I provvedimenti, più di impatto
mediatico che di sostanza, nei confronti della fasce povere, come gli 80 euro
mensili in busta paga, non toccano la vasta area dell'impiego individuale
(colf, badanti, precariato) i cui livelli e i consumi sono o al di sotto della
linea di povertà oppure ai margini della linea medesima. Qualcosa di analogo si
può dire per i provvedimenti sul mercato del lavoro: coniugare le
liberalizzazione delle tutele crescenti con tax
expenditures crea una nuova categoria di "precari triennali"
e un incentivo a cambiare cavalli quando il primo gruppo ha completato il
triennio. Sarebbe stato maggiormente "di sinistra" un contratto
a tutele crescenti senza incentivi a mutare lavoratori dopo i
canonici tre anni. Ragionamenti analoghi si possono fare per la piccola riforma
della scuola, ancora comunque in cantiere.

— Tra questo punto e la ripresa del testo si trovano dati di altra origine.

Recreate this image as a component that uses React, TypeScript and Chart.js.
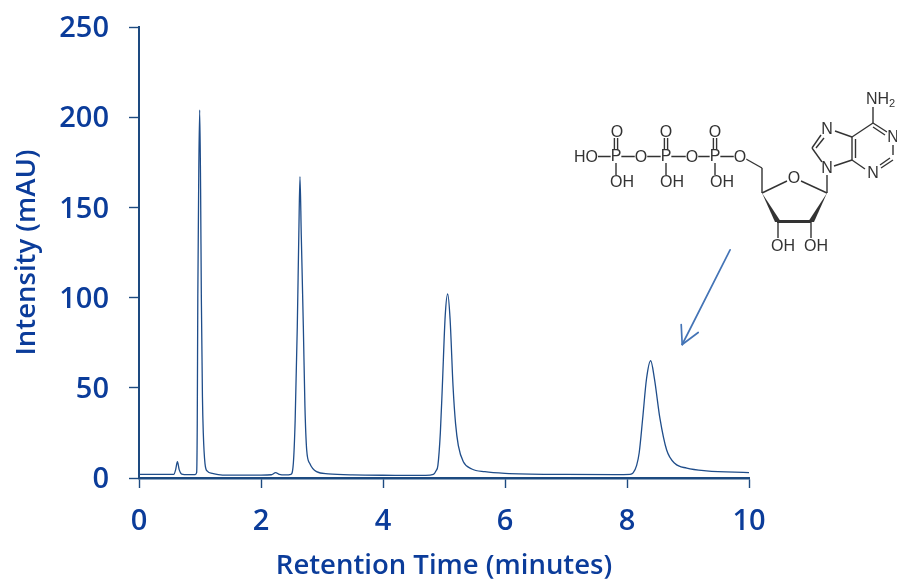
import React, { useEffect, useRef } from "react";
import { Chart, registerables } from "chart.js";

Chart.register(...registerables);

const xTickValues = [0, 2, 4, 6, 8, 10];
const yTickValues = [0, 50, 100, 150, 200, 250];
const xTitle = "Retention Time (minutes)";
const yTitle = "Intensity (mAU)";

const times = [
  0, 0.3, 0.57, 0.6, 0.63, 0.66, 0.7, 0.8, 0.92, 0.945, 0.955, 0.964, 0.98, 0.995, 1.01, 1.022, 1.04, 1.054,
  1.082, 1.12, 1.2, 1.3, 1.45, 1.7, 2.0, 2.17, 2.24, 2.3, 2.4, 2.49, 2.53, 2.56, 2.595, 2.62, 2.639, 2.66,
  2.694, 2.72, 2.749, 2.8, 2.91, 3.1, 3.5, 4.2, 4.7, 4.825, 4.87, 4.9, 4.94, 4.973, 5.02, 5.06, 5.1, 5.148,
  5.19, 5.235, 5.317, 5.455, 5.67, 6.0, 7.0, 7.8, 8.05, 8.1, 8.158, 8.2, 8.257, 8.32, 8.388, 8.45, 8.54,
  8.65, 8.787, 8.98, 9.3, 10,
];
const intensities = [
  2, 2, 2, 4.5, 9, 4.5, 2.2, 1.9, 1.9, 3, 30, 100, 170, 204, 160, 100, 45, 25,
  8, 3.8, 2.6, 1.9, 1.6, 1.6, 1.6, 1.8, 3, 2, 1.7, 2, 8, 32, 84, 135, 167, 135,
  84, 40, 15.5, 8, 3.5, 2.3, 1.7, 1.5, 1.4, 2, 4, 7, 25, 51, 90, 102, 88, 51,
  30, 18, 9, 5, 3.5, 2.6, 2, 1.9, 2, 2.8, 7, 14, 33, 55, 65, 55, 33,
  15.5, 8, 5.5, 4, 3,
];

const ink = "#0b3c9a";
const axisColor = "#1d4a80";
const lineColor = "#1f4d8a";
const arrowColor = "#4474b6";
const structureColor = "#333333";

const moleculePlugin = {
  id: "molecule",
  afterDraw(chart: Chart) {
    const c = chart.ctx;
    const line = (x1: number, y1: number, x2: number, y2: number, w = 1.4) => {
      c.lineWidth = w;
      c.beginPath();
      c.moveTo(x1, y1);
      c.lineTo(x2, y2);
      c.stroke();
    };
    c.save();
    c.filter = "blur(0.4px)";
    c.strokeStyle = structureColor;
    c.fillStyle = structureColor;
    c.lineCap = "butt";

    // phosphate chain
    line(596, 156.5, 736, 156.5);
    for (const px of [616, 666, 715]) {
      line(px - 1.6, 138, px - 1.6, 150);
      line(px + 1.6, 138, px + 1.6, 150);
      line(px, 163, px, 175);
    }
    // ribose ring
    line(746, 159, 762, 168);
    line(762, 168, 762, 193);
    line(762, 193, 787, 181);
    line(801, 181, 827, 193);
    line(827, 193, 827, 175);
    c.beginPath();
    c.moveTo(762, 193);
    c.lineTo(781, 222);
    c.lineTo(775, 222);
    c.closePath();
    c.fill();
    c.beginPath();
    c.moveTo(827, 193);
    c.lineTo(814, 222);
    c.lineTo(808, 222);
    c.closePath();
    c.fill();
    line(777, 221.5, 811, 221.5, 3.2);
    line(778, 222, 778, 238);
    line(811, 222, 811, 238);
    // adenine
    line(834, 166, 852, 160);
    line(852, 160, 852, 137);
    line(855.5, 158, 855.5, 139);
    line(852, 137, 835, 131);
    line(821, 135, 812, 148);
    line(824, 138, 816, 148);
    line(812, 148, 822, 162);
    line(852, 137, 873, 123);
    line(873, 123, 887, 132);
    line(873, 127, 885, 135);
    line(893, 145, 893, 155);
    line(893, 160, 881, 168);
    line(890, 158, 880, 165);
    line(865, 169, 852, 160);
    line(873, 123, 873, 107);

    // atom labels
    c.font = "16px 'Liberation Sans'";
    c.textAlign = "center";
    c.textBaseline = "middle";
    const labels: [string, number, number][] = [
      ["HO", 586, 157], ["P", 616, 156], ["O", 617, 132], ["OH", 622, 182], ["O", 641, 157],
      ["P", 666, 156], ["O", 666, 132], ["OH", 672, 182], ["O", 692, 157], ["P", 715, 156],
      ["O", 715, 132], ["OH", 722, 182], ["O", 740, 157], ["O", 794, 178], ["OH", 783, 246],
      ["OH", 816, 246], ["N", 827, 168], ["N", 827, 129], ["N", 893, 137], ["N", 873, 173],
    ];
    for (const [s, x, y] of labels) {
      const w = c.measureText(s).width;
      c.fillStyle = "#fff";
      c.fillRect(x - w / 2, y - 5.5, w, 11);
      c.fillStyle = structureColor;
      c.fillText(s, x, y + 0.5);
    }
    c.textAlign = "left";
    c.fillText("NH", 866, 100);
    c.font = "11px 'Liberation Sans'";
    c.fillText("2", 889, 104);
    c.filter = "none";

    // arrow, anchored on the chart's scales
    const sx = chart.scales.x;
    const sy = chart.scales.y;
    const tipX = sx.getPixelForValue(8.905);
    const tipY = sy.getPixelForValue(74);
    const tailX = sx.getPixelForValue(9.69);
    const tailY = sy.getPixelForValue(126.5);
    c.strokeStyle = arrowColor;
    c.lineCap = "round";
    line(tailX, tailY, tipX, tipY, 1.7);
    line(tipX, tipY, tipX - 1, tipY - 20, 1.7);
    line(tipX, tipY, tipX + 16, tipY - 12, 1.7);
    c.restore();
  },
};

export default function App() {
  const ref = useRef<HTMLCanvasElement>(null);
  useEffect(() => {
    document.body.style.margin = "0";
    const chart = new Chart(ref.current!, {
      type: "line",
      data: {
        datasets: [
          {
            data: times.map((t, i) => ({ x: t, y: intensities[i] })),
            borderColor: lineColor,
            borderWidth: 1.3,
            pointRadius: 0,
            cubicInterpolationMode: "monotone",
            fill: false,
          },
        ],
      },
      options: {
        animation: false,
        responsive: false,
        layout: { padding: { top: 27, right: 148, left: 0, bottom: 0 } },
        plugins: { legend: { display: false }, tooltip: { enabled: false } },
        scales: {
          x: {
            type: "linear",
            min: 0,
            max: 10,
            afterBuildTicks: (s: any) => {
              s.ticks = xTickValues.map((value) => ({ value }));
            },
            afterFit: (s: any) => {
              s.height = 102;
            },
            border: { color: axisColor, width: 2.4 },
            grid: { drawOnChartArea: false, color: axisColor, tickLength: 10, tickWidth: 1.4 },
            ticks: {
              color: ink,
              padding: 16,
              maxRotation: 0,
              font: { family: "'Open Sans'", size: 29, weight: 600 },
            },
            title: {
              display: true,
              text: xTitle,
              color: ink,
              padding: { top: 0, bottom: -3 },
              font: { family: "'Open Sans'", size: 27.5, weight: 600 },
            },
          },
          y: {
            min: 0,
            max: 250,
            afterBuildTicks: (s: any) => {
              s.ticks = yTickValues.map((value) => ({ value }));
            },
            afterFit: (s: any) => {
              s.width = 139;
              s.paddingTop = 0;
              s.paddingBottom = 0;
            },
            border: { color: axisColor, width: 2 },
            grid: { drawOnChartArea: false, color: axisColor, tickLength: 10, tickWidth: 1.4 },
            ticks: {
              color: ink,
              padding: 20,
              labelOffset: 2,
              font: { family: "'Open Sans'", size: 29, weight: 600 },
            },
            title: {
              display: true,
              text: yTitle,
              color: ink,
              padding: { top: 11, bottom: 0 },
              font: { family: "'Open Sans'", size: 27.5, weight: 600 },
            },
          },
        },
      },
      plugins: [moleculePlugin],
    } as any);
    return () => chart.destroy();
  }, []);
  return <canvas ref={ref} width={897} height={580} style={{ display: "block" }} />;
}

Una politica economica "di
sinistra" avrebbe preso l'avvio dalle differenze settoriali di
produttività nei principali settori dell'economia, perché l'aumento della
produttività è la leva principale per creare benessere, principalmente per i
più svantaggiati. In quasi tutti i comparti (e nella produttività
multifattoriale), l'Italia ha quasi sempre la maglia nera. Uno studio fresco di
stampa del Fondo monetario mostra come il comparto a più bassa produttività in
Italia è quello dei servizi e che ciò deriva da quanto poco è stato fatto in
materia di liberalizzazioni. Ce lo ha detto l'Ocse e ce lo ripete proprio in
questi giorni il volume Liberalizzazioni: un'incompresa necessità dell'Associazione
Società Libera. Liberalizzare è "di sinistra" se accompagnato da una
regolazione appropriata.
Se questa analisi è corretta,
l'impoverimento dei ceti medio-bassi, in parte causato da politiche che hanno
posto su di loro il costo dell'aggiustamento strutturale dell'economia
italiana, ricorda quello che accompagnò la fine del miracolo
economico. Prepariamoci a un nuovo autunno caldo.